Dominghetti diz que Guerra, que seria coronel Guerra, seu contato nos Estados Unidos, havia informado que não aceitava LC (carta crédito), nem pagamentos feitos pelo Banco do Brasil. A forma sugerida é a utilização de banco com sede nos Estados Unidos. A CPI acredita que essa escolha dificultaria o registro de recebimento de recursos em uma eventual quebra de sigilo bancário e fiscal. Carvalho endossa que Guerra já alertara que seria “mais fácil um banco top 10”. Dominghetti faz a ressalva de que esta não é a realidade de muitos municípios. “Ou seja, a maioria”, reforça.

Para chegar a prefeitos, de acordo com as mensagens, a interlocução seria feita pela Senah, a empresa particular chamada de Secretaria Nacional de Assuntos Humanitários, comandada pelo reverendo Amilton Gomes de Paula, que será ouvido pela CPI depois do recesso parlamentar. “A FNP está com a Senah”, afirma Dominguetti a Carvalho, no dia 22 de março. FNP é a sigla para Frente Nacional de Prefeitos. O policial complementa “muitos municípios vão enviar pela FNP”, referindo-se à proposta de compra. Sem citar o nome, ele afirma não saber como o prefeito de Montes Claros teria conseguido seu número de telefone e ligado. Carvalho responde “que eu saiba, o deputado Paulo Guedes, de MG, que passou o meu contato. Não fui procurado por ninguém da FNP até agora ou falando em nome dela”.

Procurado pela CNN, o deputado Paulo Guedes não respondeu.

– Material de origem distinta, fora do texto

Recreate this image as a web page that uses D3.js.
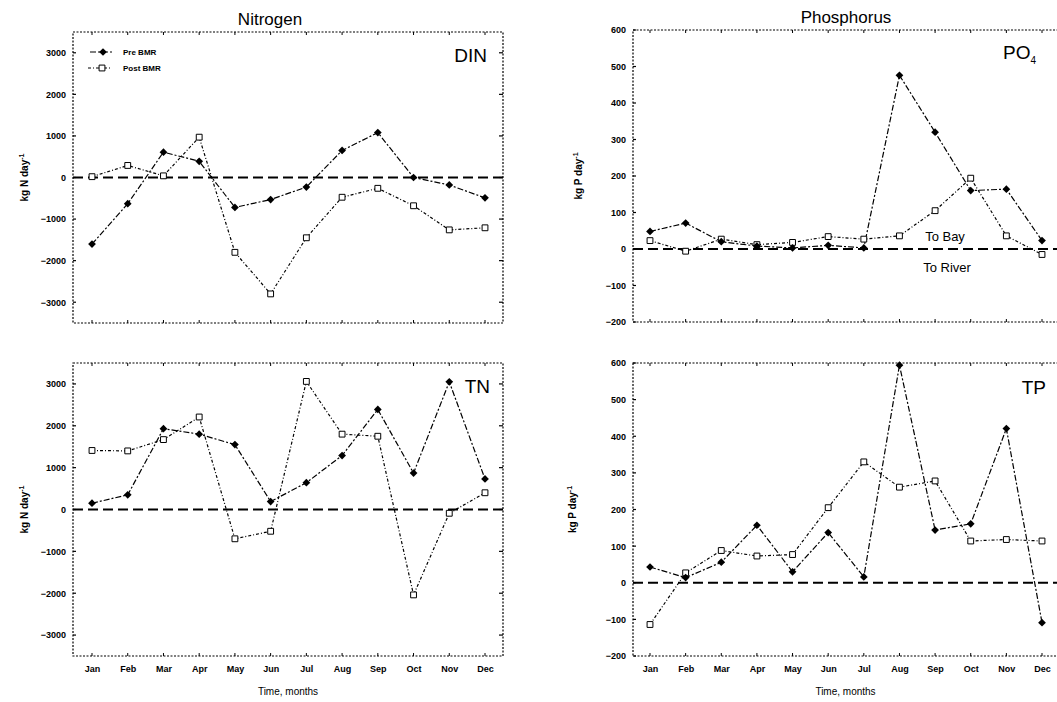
<!DOCTYPE html>
<html>
<head>
<meta charset="utf-8">
<script src="https://cdn.jsdelivr.net/npm/d3@7"></script>
<style>
  body { margin: 0; background: #fff; }
  svg { font-family: "Liberation Sans", Arial, sans-serif; }
  .tick-label { font-size: 9px; font-weight: bold; }
</style>
</head>
<body>
<svg id="chart" width="1057" height="702"></svg>
<script>
// months on the x axis
var months = ["Jan", "Feb", "Mar", "Apr", "May", "Jun", "Jul", "Aug", "Sep", "Oct", "Nov", "Dec"];

// y tick values
var nTicks = [-3000, -2000, -1000, 0, 1000, 2000, 3000];
var pTicks = [-200, -100, 0, 100, 200, 300, 400, 500, 600];

// DIN, kg N/day
var dinPre  = [-1600, -630, 610, 390, -720, -530, -230, 650, 1080, 0, -180, -490];
var dinPost = [20, 290, 40, 970, -1800, -2800, -1450, -475, -260, -680, -1260, -1210];

// TN, kg N/day
var tnPre  = [150, 350, 1930, 1800, 1550, 190, 640, 1290, 2390, 870, 3050, 730];
var tnPost = [1410, 1400, 1670, 2210, -700, -520, 3060, 1800, 1750, -2040, -90, 400];

// PO4, kg P/day
var po4Pre  = [48, 71, 20, 8, 3, 10, 3, 476, 320, 160, 164, 23];
var po4Post = [23, -6, 27, 12, 18, 34, 27, 36, 105, 194, 36, -15];

// TP, kg P/day
var tpPre  = [43, 14, 56, 157, 30, 137, 16, 594, 144, 161, 421, -109];
var tpPost = [-114, 27, 88, 73, 77, 205, 330, 261, 278, 114, 118, 114];

var legendNames = ["Pre BMR", "Post BMR"];

var svg = d3.select("#chart");

// titles
svg.append("text").attr("x", 270).attr("y", 25).attr("text-anchor", "middle")
  .style("font-size", "17px").text("Nitrogen");
svg.append("text").attr("x", 846).attr("y", 23).attr("text-anchor", "middle")
  .style("font-size", "17px").text("Phosphorus");

var panels = [
  { box: [73, 32, 503, 323], xr: [92, 485], yd: [-3500, 3500], ticks: nTicks,
    pre: dinPre, post: dinPost, label: "DIN", labelPos: [487, 62], unit: "N",
    yLabelX: 28, xLabels: false, legend: true },
  { box: [73, 363, 503, 656], xr: [92, 485], yd: [-3500, 3500], ticks: nTicks,
    pre: tnPre, post: tnPost, label: "TN", labelPos: [490, 393], unit: "N",
    yLabelX: 28, xLabels: true },
  { box: [633, 30, 1062, 322], xr: [650, 1042], yd: [-200, 600], ticks: pTicks,
    pre: po4Pre, post: po4Post, label: "PO", sub: "4", labelPos: [1036, 59], unit: "P",
    yLabelX: 582, xLabels: false, bayRiver: true },
  { box: [633, 363, 1062, 656], xr: [650, 1042], yd: [-200, 600], ticks: pTicks,
    pre: tpPre, post: tpPost, label: "TP", labelPos: [1046, 394], unit: "P",
    yLabelX: 576, xLabels: true }
];

panels.forEach(drawPanel);

function drawPanel(p) {
  var x0 = p.box[0], y0 = p.box[1], x1 = p.box[2], y1 = p.box[3];
  var g = svg.append("g");

  var x = d3.scalePoint().domain(months).range(p.xr);
  var y = d3.scaleLinear().domain(p.yd).range([y1, y0]);

  // dotted frame
  g.append("rect")
    .attr("x", x0).attr("y", y0).attr("width", x1 - x0).attr("height", y1 - y0)
    .attr("fill", "none").attr("stroke", "#000").attr("stroke-width", 1.2)
    .attr("stroke-dasharray", "2,1.5");

  // y axis (left) + inward ticks on the right
  var yAxis = d3.axisLeft(y).tickValues(p.ticks).tickFormat(d3.format("d")).tickSize(0).tickPadding(7);
  var ya = g.append("g").attr("transform", "translate(" + x0 + ",0)").call(yAxis);
  ya.select(".domain").remove();
  ya.selectAll("text").attr("class", "tick-label").style("font-family", null).style("font-size", null);
  g.selectAll(".rtick").data(p.ticks).enter().append("line")
    .attr("x1", x1 - 4).attr("x2", x1).attr("y1", d => y(d)).attr("y2", d => y(d))
    .attr("stroke", "#000").attr("stroke-width", 1.2);
  g.selectAll(".ltick").data(p.ticks).enter().append("line")
    .attr("x1", x0).attr("x2", x0 + 3).attr("y1", d => y(d)).attr("y2", d => y(d))
    .attr("stroke", "#000").attr("stroke-width", 1.2);

  // month ticks on top and bottom
  g.selectAll(".ttick").data(months).enter().append("line")
    .attr("x1", d => x(d)).attr("x2", d => x(d)).attr("y1", y0).attr("y2", y0 + 3)
    .attr("stroke", "#000");
  g.selectAll(".btick").data(months).enter().append("line")
    .attr("x1", d => x(d)).attr("x2", d => x(d)).attr("y1", y1 - 3).attr("y2", y1)
    .attr("stroke", "#000");

  if (p.xLabels) {
    var xAxis = d3.axisBottom(x).tickSize(0).tickPadding(10);
    var xa = g.append("g").attr("transform", "translate(0," + y1 + ")").call(xAxis);
    xa.select(".domain").remove();
    xa.selectAll("text").attr("class", "tick-label").style("font-family", null).style("font-size", null);
    g.append("text").attr("x", (x0 + x1) / 2 + (x0 > 500 ? -2 : 0)).attr("y", 695)
      .attr("text-anchor", "middle").style("font-size", "10px").text("Time, months");
  }

  // zero reference line
  g.append("line").attr("x1", x0).attr("x2", x1).attr("y1", y(0)).attr("y2", y(0))
    .attr("stroke", "#000").attr("stroke-width", 2).attr("stroke-dasharray", "10,5");

  // y label
  var yl = g.append("text")
    .attr("transform", "translate(" + p.yLabelX + "," + ((y0 + y1) / 2) + ") rotate(-90)")
    .attr("text-anchor", "middle").style("font-size", "10px").style("font-weight", "bold");
  yl.append("tspan").text("kg " + p.unit + " day");
  yl.append("tspan").attr("dy", -4).style("font-size", "7px").text("-1");

  // series lines
  var line = d3.line().x((d, i) => x(months[i])).y(d => y(d));
  g.append("path").datum(p.post).attr("d", line).attr("fill", "none")
    .attr("stroke", "#000").attr("stroke-width", 1.2).attr("stroke-dasharray", "3,2,1,2");
  g.append("path").datum(p.pre).attr("d", line).attr("fill", "none")
    .attr("stroke", "#000").attr("stroke-width", 1.2).attr("stroke-dasharray", "6,2,2,2");

  var diamond = d3.symbol().type(d3.symbolSquare).size(30);
  var square = d3.symbol().type(d3.symbolSquare).size(34);
  g.selectAll(".post").data(p.post).enter().append("path")
    .attr("d", square)
    .attr("transform", (d, i) => "translate(" + x(months[i]) + "," + y(d) + ")")
    .attr("fill", "#fff").attr("stroke", "#000").attr("stroke-width", 1);
  g.selectAll(".pre").data(p.pre).enter().append("path")
    .attr("d", diamond)
    .attr("transform", (d, i) => "translate(" + x(months[i]) + "," + y(d) + ") rotate(45)")
    .attr("fill", "#000");

  // panel label
  var lab = g.append("text").attr("x", p.labelPos[0]).attr("y", p.labelPos[1])
    .attr("text-anchor", "end").style("font-size", "19px").text(p.label);
  if (p.sub) {
    lab.append("tspan").attr("dy", 5).style("font-size", "10px").text(p.sub);
  }

  if (p.bayRiver) {
    g.append("text").attr("x", 945).attr("y", y(0) - 8).attr("text-anchor", "middle")
      .style("font-size", "13px").text("To Bay");
    g.append("text").attr("x", 947).attr("y", y(0) + 23).attr("text-anchor", "middle")
      .style("font-size", "13px").text("To River");
  }

  if (p.legend) {
    var lg = g.append("g").attr("transform", "translate(90,52)");
    lg.append("line").attr("x1", 0).attr("x2", 22).attr("y1", 0).attr("y2", 0)
      .attr("stroke", "#000").attr("stroke-width", 1.2).attr("stroke-dasharray", "6,2,2,2");
    lg.append("path").attr("d", diamond).attr("transform", "translate(13,0) rotate(45)").attr("fill", "#000");
    lg.append("text").attr("x", 33).attr("y", 3).style("font-size", "8px").style("font-weight", "bold")
      .text(legendNames[0]);
    lg.append("line").attr("x1", -2).attr("x2", 22).attr("y1", 16).attr("y2", 16)
      .attr("stroke", "#000").attr("stroke-width", 1).attr("stroke-dasharray", "3,2,1,2");
    lg.append("path").attr("d", square).attr("transform", "translate(12,16)")
      .attr("fill", "#fff").attr("stroke", "#000");
    lg.append("text").attr("x", 33).attr("y", 19).style("font-size", "8px").style("font-weight", "bold")
      .text(legendNames[1]);
  }
}
</script>
</body>
</html>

Já o então presidente da FNP na época, Jonas Donizetti, confirmou que a entidade foi procurada por Cristiano Carvalho, com direito a reunião presencial em que a oferta de vacinas foi feita. No entanto, segundo Donizete, a negociação não seguiu adiante. “Foi recebido na sede da FNP, com o administrativo, mas não tiveram contato com correspondente político. Ao perceber que não tinha nenhuma referência, não houve avanço”. Donizete explica que diversos vendedores de vacinas procuraram a entidade, especialmente após as primeiras liberações de vacinas legalizadas pela Agência Nacional de Vigilância Sanitária. “Nós tomamos como precaução dois protocolos: o primeiro era sempre ligar para as embaixadas e o segundo, para as empresas que produziam vacinas. Muitos prefeitos ligavam para nós  para saber como iríamos comprar vacinas. E nós sempre dizíamos que não tinha referência, que eram pessoas sem lastro, não eram do ramo e estavam tentando tirar proveito”, afirmou à CNN. Para o representante da FNP, os prefeitos tiveram um cuidado que o governo federal não teve.

Notícias

O monitoramento de notícias sobre o processo de compra de vacinas pelo país era constante. Entre áudios, termos de assinatura e mensagens escritas, os dois costumavam compartilhar também links de jornais com informações vistas como vantajosas para o negócio continuar prosperando.

Uma das notícias diz que a prefeitura de Montes Claros aderiu a consórcio para compra de vacinas. Outro exemplo aponta que o governo federal havia dispensado licitação para compra das vacinas Jassen e Pfizer. A CNN procurou a prefeitura de Montes Claros, comandada pelo prefeito Humberto Souto (Cidadania) e ainda não obteve retorno.